Gross’ comments resonated with his panel, “MSP M&A Superstars: Understanding Today’s New Realities” at the conference.
“Run your business as though you’ll never sell,” said Tim Mueller, president of martinwolf. “Invest in that back end. Invest in solid principles and core values. But at the same time, run as though you’re always gonna be for sale.”
Cheryl Strom, partner, origination at The Riverside Company, said it’s important to eliminate surprises if you want to sell your MSP. And that takes planning.
“It really takes running your business in such a way that there are systems and processes that help you to be able to articulate the forecast and be able to understand if something is going to happen — if a good customer might be lost,” she said.
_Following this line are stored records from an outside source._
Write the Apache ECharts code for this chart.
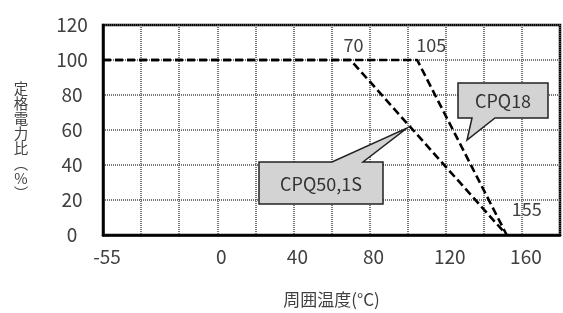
<!DOCTYPE html>
<html>
<head>
<meta charset="utf-8">
<script src="https://cdn.jsdelivr.net/npm/echarts@6/dist/echarts.min.js"></script>
<style>
  html, body { margin: 0; padding: 0; background: #fff; }
  #chart { width: 563px; height: 313px; }
</style>
</head>
<body>
<div id="chart"></div>
<script>
// axis ticks
const xTicks = [-60, 0, 40, 80, 120, 160]
const xTickLabels = ['-55', '0', '40', '80', '120', '160']

// derating curves (temperature, rated power %)
const cpq50 = [[-60, 100], [70, 100], [152, 0]]
const cpq18 = [[-60, 100], [105, 100], [152, 0]]

// notes at the knee / end points
const cpq50Notes = ['', '70', '155']
const cpq18Notes = ['', '105', '']

const yTitleChars = ['定', '格', '電', '力', '比', '︵', '%', '︶']

const font = "'Noto Sans CJK JP', 'Noto Sans', sans-serif"
const noteOffset = { '70': [3, -1], '105': [14, -1], '155': [12, 0] }

function withNotes(points, notes) {
    return points.map((p, i) => {
        const note = notes[i]
        if (!note) return { value: p }
        return {
            value: p,
            label: {
                show: true,
                formatter: note,
                position: note === '155' ? 'right' : 'top',
                offset: note === '155' ? [0, -26] : noteOffset[note],
                fontSize: 18,
                color: '#404040',
                fontFamily: font
            }
        }
    })
}

const dashed = { color: '#000', width: 2.6, type: [8, 4] }
const gridLine = { color: '#555', width: 1.6, type: [1, 1] }

// vertical y title, one glyph per row
const yTitle = yTitleChars.map((c, i) => ({
    type: 'text', x: 21, y: 88 + i * 15,
    style: { text: c, fontSize: 14.5, fill: '#404040', fontFamily: font, align: 'center', verticalAlign: 'middle' }
}))

const chart = echarts.init(document.getElementById('chart'))
chart.setOption({
    animation: false,
    grid: {
        left: 103, top: 25, width: 462, height: 220,
        show: true, borderColor: '#000', borderWidth: 2.5
    },
    xAxis: {
        type: 'value',
        min: -60, max: 180, interval: 20,
        name: '周囲温度(°C)',
        nameLocation: 'middle',
        nameGap: 56,
        nameTextStyle: { fontSize: 17, color: '#404040', fontFamily: font },
        axisLine: { show: true, onZero: false, lineStyle: { color: '#000', width: 2.5 } },
        axisTick: { show: false },
        axisLabel: {
            fontSize: 19, color: '#404040', fontFamily: font, margin: 12,
            padding: [0, 0, 0, 8],
            formatter: v => {
                const i = xTicks.indexOf(v)
                return i >= 0 ? xTickLabels[i] : ''
            }
        },
        splitLine: { show: true, lineStyle: gridLine }
    },
    yAxis: {
        type: 'value',
        min: 0, max: 120, interval: 20,
        axisLine: { show: true, onZero: false, lineStyle: { color: '#000', width: 2.5 } },
        axisTick: { show: false },
        axisLabel: { fontSize: 19, color: '#404040', fontFamily: font, margin: 31, align: 'center' },
        splitLine: { show: true, lineStyle: gridLine }
    },
    series: [
        {
            name: 'CPQ50,1S', type: 'line', symbol: 'circle', symbolSize: 0,
            lineStyle: dashed, z: 5,
            data: withNotes(cpq50, cpq50Notes)
        },
        {
            name: 'CPQ18', type: 'line', symbol: 'circle', symbolSize: 0,
            lineStyle: dashed, z: 5,
            data: withNotes(cpq18, cpq18Notes)
        }
    ],
    graphic: yTitle.concat([
        {
            type: 'polygon', z: 10,
            shape: { points: [[458, 83], [548, 83], [548, 118], [495, 118], [467, 140], [472, 118], [458, 118]] },
            style: { fill: '#d3d3d3', stroke: '#222', lineWidth: 1.5 }
        },
        {
            type: 'text', z: 11, x: 503, y: 101,
            style: { text: 'CPQ18', fontSize: 18, fill: '#333', fontFamily: font, align: 'center', verticalAlign: 'middle' }
        },
        {
            type: 'polygon', z: 10,
            shape: { points: [[259, 162], [332, 162], [407, 128], [363, 162], [383, 162], [383, 204], [259, 204]] },
            style: { fill: '#d3d3d3', stroke: '#222', lineWidth: 1.5 }
        },
        {
            type: 'text', z: 11, x: 321, y: 184,
            style: { text: 'CPQ50,1S', fontSize: 18, fill: '#333', fontFamily: font, align: 'center', verticalAlign: 'middle' }
        }
    ])
})
</script>
</body>
</html>
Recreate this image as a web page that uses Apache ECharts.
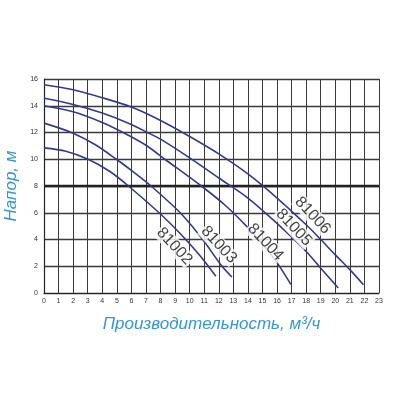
<!DOCTYPE html>
<html>
<head>
<meta charset="utf-8">
<style>html,body{margin:0;padding:0;background:#fff}#c{width:400px;height:400px}</style>
<script src="https://cdn.jsdelivr.net/npm/echarts@6/dist/echarts.min.js"></script>
</head>
<body>
<div id="c"></div>
<script>
// Flow (m3/h) and head (m), per pump model
var names = ['81002', '81003', '81004', '81005', '81006'];
var q81002 = [0, 1.5, 3.03, 4.5, 5.8, 7.9, 9.3, 10.7, 11.8];
var h81002 = [10.85, 10.6, 10.0, 9.1, 8.0, 6.0, 4.5, 2.8, 1.25];
var q81003 = [0, 1.88, 3.5, 4.97, 6.2, 7.35, 9.35, 10.9, 12.15, 12.9];
var h81003 = [12.7, 12.0, 11.1, 10.0, 9.0, 8.0, 6.0, 4.0, 2.1, 1.2];
var q81004 = [0, 2, 4, 5.43, 7, 8.3, 10.8, 12.4, 13.9, 15.2, 16.1, 16.96];
var h81004 = [14.0, 13.55, 12.75, 12.0, 11.05, 10.0, 8.0, 6.6, 5.0, 3.4, 2.1, 0.62];
var q81005 = [0, 2, 4, 6, 7.1, 8, 10, 12, 14, 16, 18, 19, 20.2];
var h81005 = [14.56, 14.1, 13.45, 12.6, 12.0, 11.5, 10.1, 8.6, 7.1, 5.2, 3.1, 1.85, 0.37];
var q81006 = [0, 2, 4, 6, 8, 10, 12, 14, 16, 18, 19, 20, 21, 21.93];
var h81006 = [15.57, 15.2, 14.6, 13.9, 12.9, 11.7, 10.4, 8.9, 7.1, 5.1, 4.0, 2.85, 1.75, 0.62];
// Curve label anchors (data coordinates)
var labelQ = [8.95, 12.0, 15.2, 17.15, 18.45];
var labelH = [3.5, 3.6, 3.8, 4.9, 5.8];
var xTicks = {min: 0, max: 23, step: 1};
var yTicks = {min: 0, max: 16, step: 2};

var qs = [q81002, q81003, q81004, q81005, q81006];
var hs = [h81002, h81003, h81004, h81005, h81006];

function pairs(q, h) { return q.map(function (v, i) { return [v, h[i]]; }); }

var curveColor = '#33398f';
var series = names.map(function (n, i) {
  var s = {
    name: n, type: 'line', data: pairs(qs[i], hs[i]), smooth: 0.3,
    showSymbol: false, symbol: 'none', z: 3,
    lineStyle: {color: curveColor, width: 1.6}
  };
  if (i === 0) {
    s.markLine = {
      silent: true, symbol: 'none', label: {show: false}, z: 2,
      lineStyle: {color: '#222', width: 2.4, type: 'solid'},
      data: [{yAxis: 8}]
    };
  }
  return s;
});
series.push({
  type: 'scatter', z: 10, symbolSize: 0,
  data: names.map(function (n, i) { return {value: [labelQ[i], labelH[i]], name: n}; }),
  label: {
    show: true, position: 'inside', formatter: '{b}', rotate: -47,
    fontFamily: 'Liberation Sans', fontSize: 16, color: '#111',
    backgroundColor: '#fff', padding: [0, 1]
  }
});

var chart = echarts.init(document.getElementById('c'), null, {renderer: 'canvas'});
chart.setOption({
  animation: false,
  backgroundColor: '#fff',
  grid: {left: 44, right: 21, top: 79, bottom: 107, containLabel: false, outerBoundsMode: 'none'},
  xAxis: {
    type: 'value', min: xTicks.min, max: xTicks.max, interval: xTicks.step,
    name: 'Производительность, м³/ч', nameLocation: 'middle', nameGap: 23,
    nameTextStyle: {fontFamily: 'Liberation Sans', fontStyle: 'italic', fontSize: 17, color: '#3496d3'},
    axisLine: {show: true, lineStyle: {color: '#222', width: 1.2}},
    axisTick: {show: false},
    axisLabel: {fontFamily: 'Liberation Sans', fontSize: 7, color: '#333', margin: 5},
    splitLine: {show: true, showMinLine: true, showMaxLine: true, lineStyle: {color: '#3a3a3a', width: 1}}
  },
  yAxis: {
    type: 'value', min: yTicks.min, max: yTicks.max, interval: yTicks.step,
    name: 'Напор, м', nameLocation: 'middle', nameGap: 19, nameRotate: 90,
    nameTextStyle: {fontFamily: 'Liberation Sans', fontStyle: 'italic', fontSize: 17, color: '#3496d3'},
    axisLine: {show: true, lineStyle: {color: '#222', width: 1.2}},
    axisTick: {show: false},
    axisLabel: {fontFamily: 'Liberation Sans', fontSize: 7, color: '#333', margin: 6},
    splitLine: {show: true, showMinLine: true, showMaxLine: true, lineStyle: {color: '#3a3a3a', width: 1.3}}
  },
  series: series
});
</script>
</body>
</html>
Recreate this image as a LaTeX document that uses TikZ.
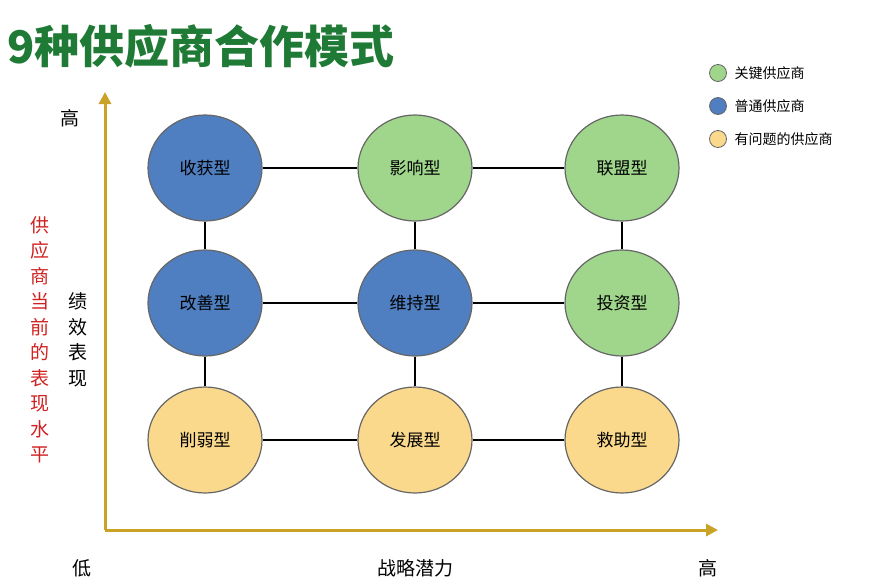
\documentclass[tikz,border=0pt]{standalone}
\usepackage{fontspec}
\newfontfamily\cjk{Noto Sans CJK SC}
\usetikzlibrary{shapes.geometric,arrows.meta}
\definecolor{gfill}{HTML}{9FD68C}
\definecolor{bfill}{HTML}{4F7FC0}
\definecolor{yfill}{HTML}{FAD98C}
\definecolor{axis}{HTML}{C9A227}
\definecolor{ttl}{HTML}{1F7A35}
\definecolor{red}{HTML}{D02020}
\begin{document}
\begin{tikzpicture}[x=1pt,y=-1pt,font=\cjk,
  sup/.style={ellipse,draw=black!60,line width=1.2pt,minimum width=114pt,minimum height=106pt,font=\cjk\fontsize{17}{20}\selectfont},
  g/.style={sup,fill=gfill}, b/.style={sup,fill=bfill}, yl/.style={sup,fill=yfill},
  lg/.style={circle,draw=black!60,line width=0.8pt,minimum size=17pt,inner sep=0pt},
  lt/.style={anchor=west,font=\cjk\fontsize{14}{16}\selectfont},
  ax/.style={axis,line width=3pt,-{Triangle[length=12pt,width=12pt]}},
  lab/.style={font=\cjk\fontsize{19}{22}\selectfont},
  link/.style={line width=1.8pt,black}]
\useasboundingbox (0,0) rectangle (886,587);
\node[anchor=west,text=ttl,font=\cjk\bfseries\fontsize{45}{50}\selectfont] (t) at (4,46) {9种供应商合作模式};
\coordinate (o) at (105,530);
\coordinate (yt) at (105,92);
\coordinate (xt) at (718,530);
\draw[ax] (o) -- (yt);
\draw[ax] (o) -- (xt);
\node[b] (a1) at (205,168) {收获型};
\node[g] (a2) at (415,168) {影响型};
\node[g] (a3) at (622,168) {联盟型};
\node[b] (b1) at (205,303) {改善型};
\node[b] (b2) at (415,303) {维持型};
\node[g] (b3) at (622,303) {投资型};
\node[yl] (c1) at (205,440) {削弱型};
\node[yl] (c2) at (415,440) {发展型};
\node[yl] (c3) at (622,440) {救助型};
\foreach \u/\v in {a1/a2,a2/a3,b1/b2,b2/b3,c1/c2,c2/c3,a1/b1,b1/c1,a2/b2,b2/c2,a3/b3,b3/c3}
  \draw[link] (\u) -- (\v);
\node[lab] (h1) at (70,118) {高};
\node[lab] (l0) at (82,568) {低};
\node[lab] (xl) at (415,568) {战略潜力};
\node[lab] (h2) at (708,568) {高};
\node[lab,text=red,align=center,font=\cjk\fontsize{19}{25.5}\selectfont] (yl1) at (40,340) {供\\应\\商\\当\\前\\的\\表\\现\\水\\平};
\node[lab,align=center,font=\cjk\fontsize{19}{25.5}\selectfont] (yl2) at (78,340) {绩\\效\\表\\现};
\node[lg,fill=gfill] (k1) at (718,73) {};
\node[lg,fill=bfill] (k2) at (718,106) {};
\node[lg,fill=yfill] (k3) at (718,139) {};
\node[lt] at (731,73) {关键供应商};
\node[lt] at (731,106) {普通供应商};
\node[lt] at (731,139) {有问题的供应商};
\end{tikzpicture}
\end{document}
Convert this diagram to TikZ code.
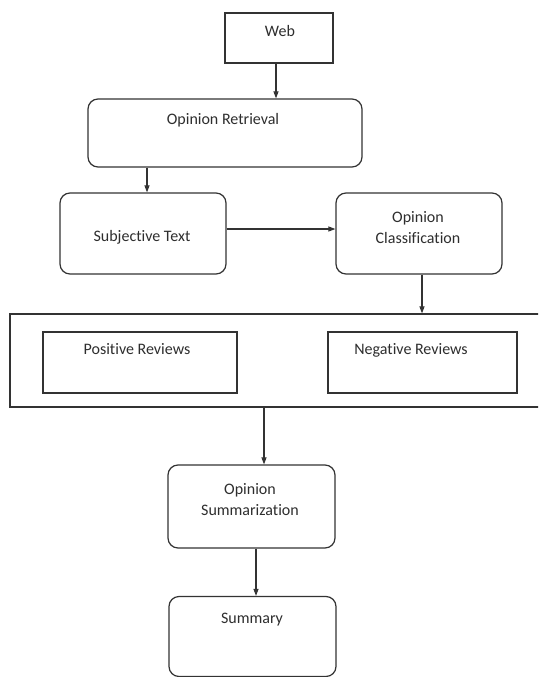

The panelists have been involved with different sides of M&A in an MSP channel that is undergoing consolidation left and right. Although economic headwinds and raised interest rates have given some potential sellers pause, Mueller said many opportunities still exist to consolidate the fragmented market. For example, Mueller said martinwolf advised on 100 transactions in 2022. Deals has occurred 45% of the time through private equity and 55% through strategic buyers.
What’s Your Desk?
But the onstage conversation pointed to some of the pitfalls buyers and sellers run into during the M&A process. And in many cases, pitfalls come when MSP leaders don’t fully understand their business.
In some cases, MSPs are overvaluing the sophistication of their businesses. Perhaps they’ve built their agreements via handshakes rather than through actual writing. Gross said that for deals that fell apart, MSPs weren’t listening to their M&A advisors.
“Every story of a failed deal is the story is one thing: hubris,” Gross said.
Sometimes MSPs underestimate the emotional impact of a transaction. For example, Anastasiu said one deal hit a snag when a client realized their sale included an office desk that had been passed down through their family. The transaction would have died on the table had the purchaser not adjusted the terms to include the desk, Anastasiu said.
“If you are an owner preparing to sell, what is your desk?” he said. “In most cases it’s really not a material thing. In most cases, it is your relationship with your clients and your employees. It’s the recognition you have among your peers for being a successful entrepreneur. It’s… the passion … the plans … the memories. What is that one thing that you will have a hard time [giving up] and, more importantly, how will you replace it?
Mueller said having a full picture of everything happen can help you as you sell your MSP.
“It’s often difficult to to let go of something that you’veworked really hard to build that represents a significant part of your identity. Clarity helps manage the emotional impact and ensures you’re making the decisions on your best behalf as well as the other people affected by the deal,” Mueller said.
Neil Medwed led a Texas-based MSP for 26 years before selling to and joining Meriplex. He told the partner audience that if he went back in time equipped with the knowledge he now has, he would have built his business much differently.
He said he would have relied more on key performance indicators (KPI) to measure his business. He also pointed to peer groups as a way for partners to acquire key information and compare themselves to peers. He also said he would have managed more with his head than with his heart. He said that some MSPs will benefit from right-sizing their business.
“If you right-size your business, you can invest in better tools. You can get better bonuses. You can bring more to the bottom line and be more valuable as a company. Whether you want to sell or not, it’s a for-profit, so look at financials,” he said.
Finding a Fit
Strom, whose private equity company has acquired 12 MSPs over the last several years, said it’s important for MSPs to take time to ensure that they understand the character of the prospective buyer. For that reason, she said Riverside often delays on sending over a letter of intent to the partner.
“These due diligence and final stages are important to make sure that you honor and respect the buyer and that you want to do this,” Strom said.
USwired’s Robin Hau recently spoke to Channel Futures about his experiences with M&A. He emphasized the importance of finding a cultural fit.
“Cultural fit encompasses a wide range of factors, such as leadership styles, communication styles, employee attitudes and organizational values,” Hau said in a Q&A. “A misalignment in any of these areas can lead to conflicts, misunderstandings, and ultimately, a failed integration.”